Old Lasallians like Syed Jalaluddin and Kamarulzaman value what the Brothers have done and wish that they can do more. Unfortunately, the congregation of La Salle Brothers worldwide has shrunk. F
ewer and fewer youths in the modern world are prepared to embrace the vows of poverty, chastity and obedience for the sake of educating children from impoverished families. The Brothers have to conserve their manpower and deploy their resources smartly.
The present thinking is that Old La Sallians who have friends in high places should convince the Government to hand back two schools, St John’s Institution and St. Xavier’s Institution, to the La Salle Brothers to manage and administer. At the same time, the Government should convert both schools from being sekolah bantuan modal into sekolah-sekolah bantuan penoh.
Schools like St John’s and St Xavier’s have shown that they have withstood the test of time. After all, St John’s has produced Datuk Seri Najib Tun Razak, the present Prime Minister; Datuk Seri Hishammuddin Tun Hussein, Home Minister; Datuk Sri Nazir Tun Razak, the banker and younger brother of Najib and Raja Nazrin Shah, the Raja Muda of Perak.
St Xavier’s has produced Karpal Singh, the opposition leader; Tun Hamid Omar, the former Lord President; Tan Sri Nor Nor Mohamed Yakcop, the Minister in the Prime Minister’s Department.

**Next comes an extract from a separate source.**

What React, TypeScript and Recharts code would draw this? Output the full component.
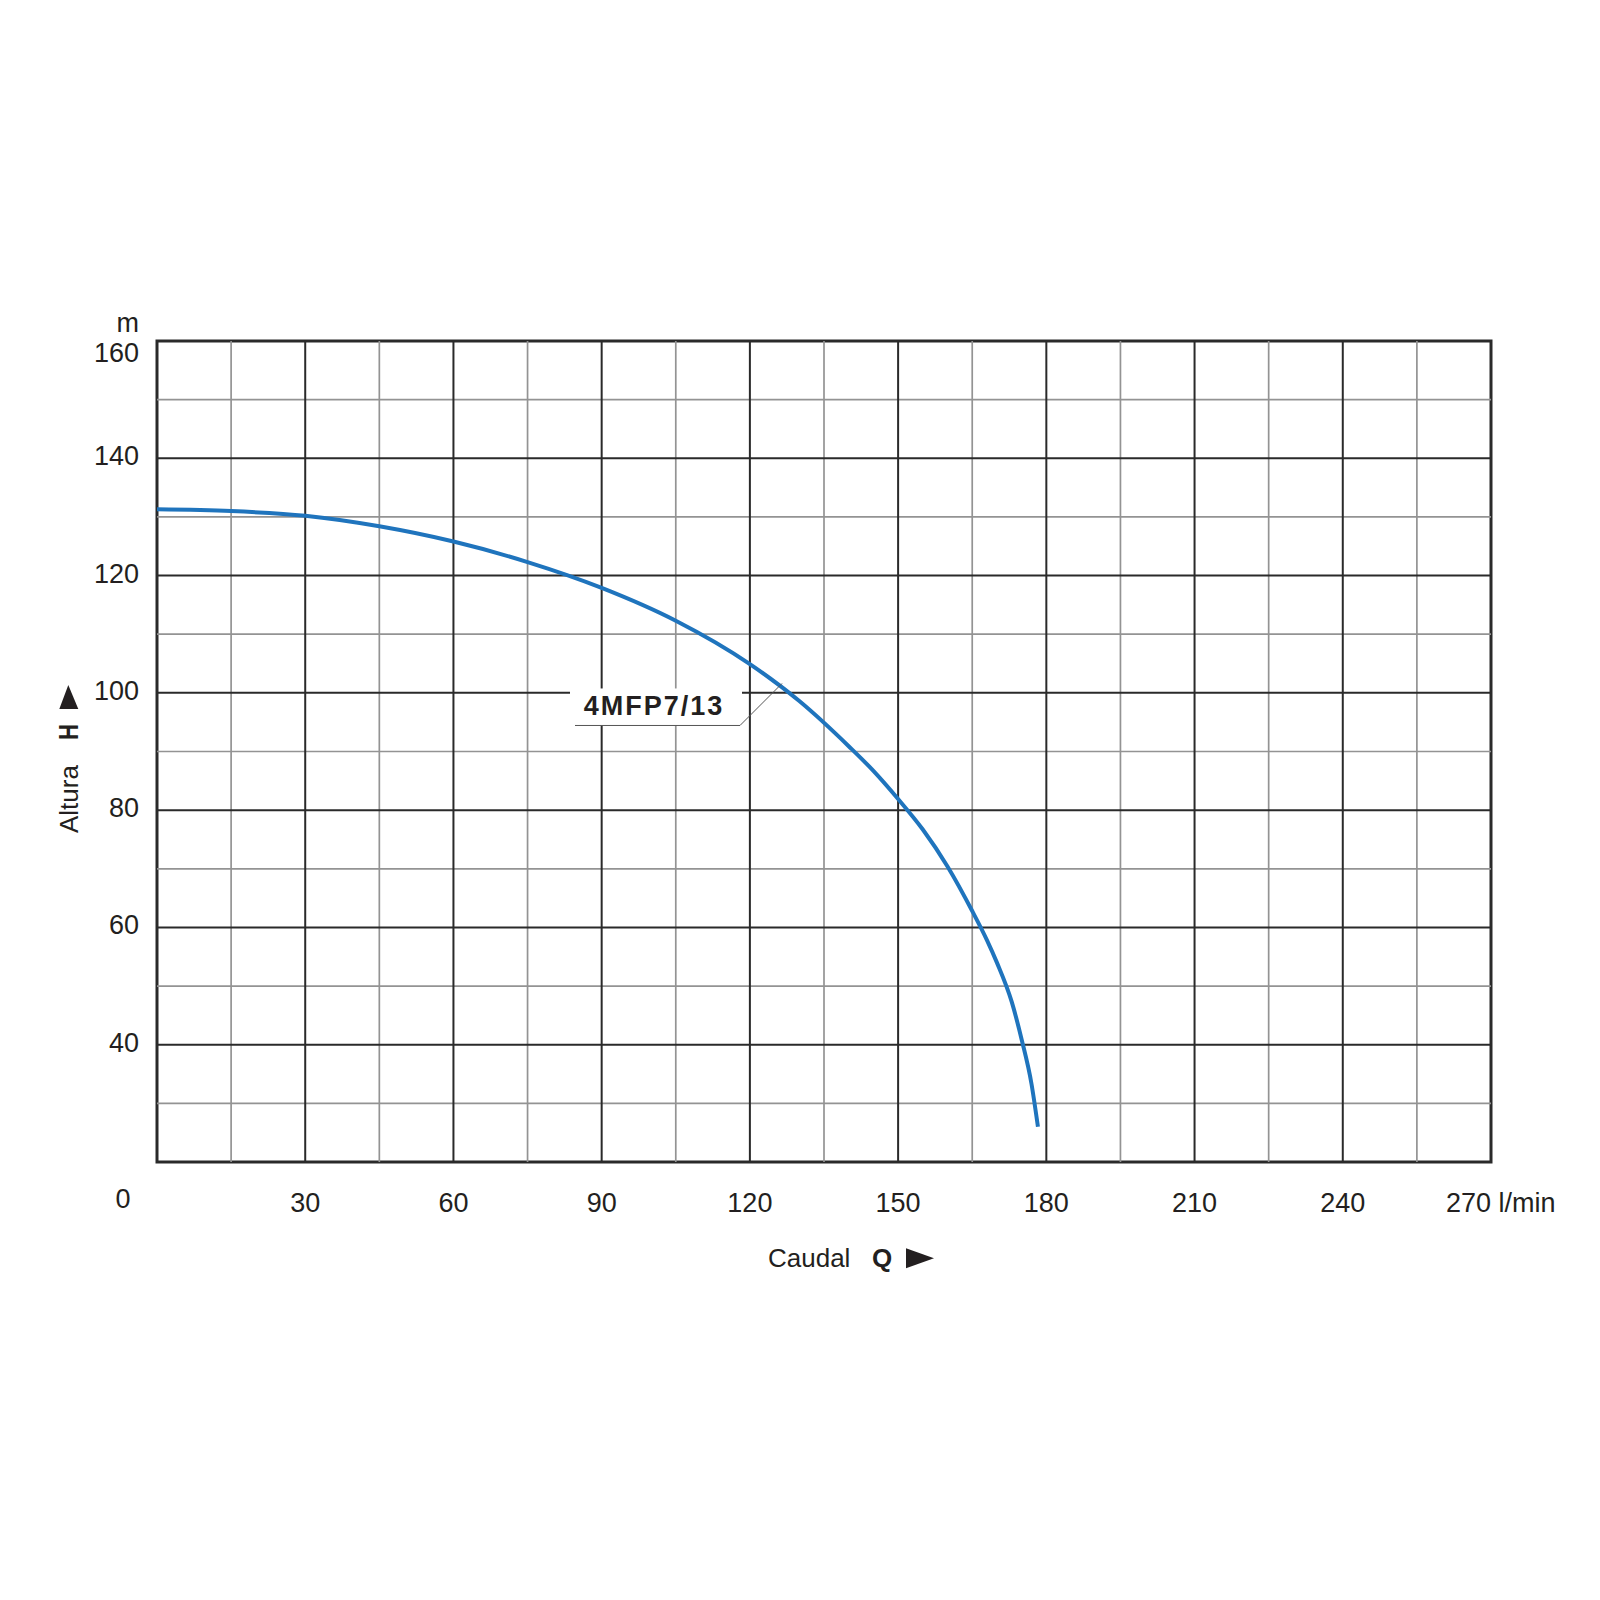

Both schools can be depended upon to make proper use of the financial resources and enhanced powers given to them. They should be challenged - at the right moment - to bring back the academic and extra-curricular excellence that they had enjoyed in the past. These include competency in the English language, both written and spoken.
I believe making St John’s and St Xavier’s fully-aided schools and mandating the La Salle Brothers and the respective boards of governors to administer them is the answer. Taking both schools private sounds great in theory but in practice, funds would have to be raised all the time. Fees have to be charged and revised upward regularly.
Those students who cannot pay would have to be barred from attending classes. The La Salle Brothers would not be comfortable with a fee-based regime. Their philosophy is to provide education to those who need it, not only to those who can pay for it.
Syed Jalaluddin’s mission is delicate and important. As someone who had studied in a La Salle school and who had worked as a Vice Chancellor of a public university, he can bridge the communication gap between the La Salle Brothers and the politicians and civil servants.
He can get a dialogue going. For all you know, he may find an ally in the person of the PM since Najib is an Old Lasallian.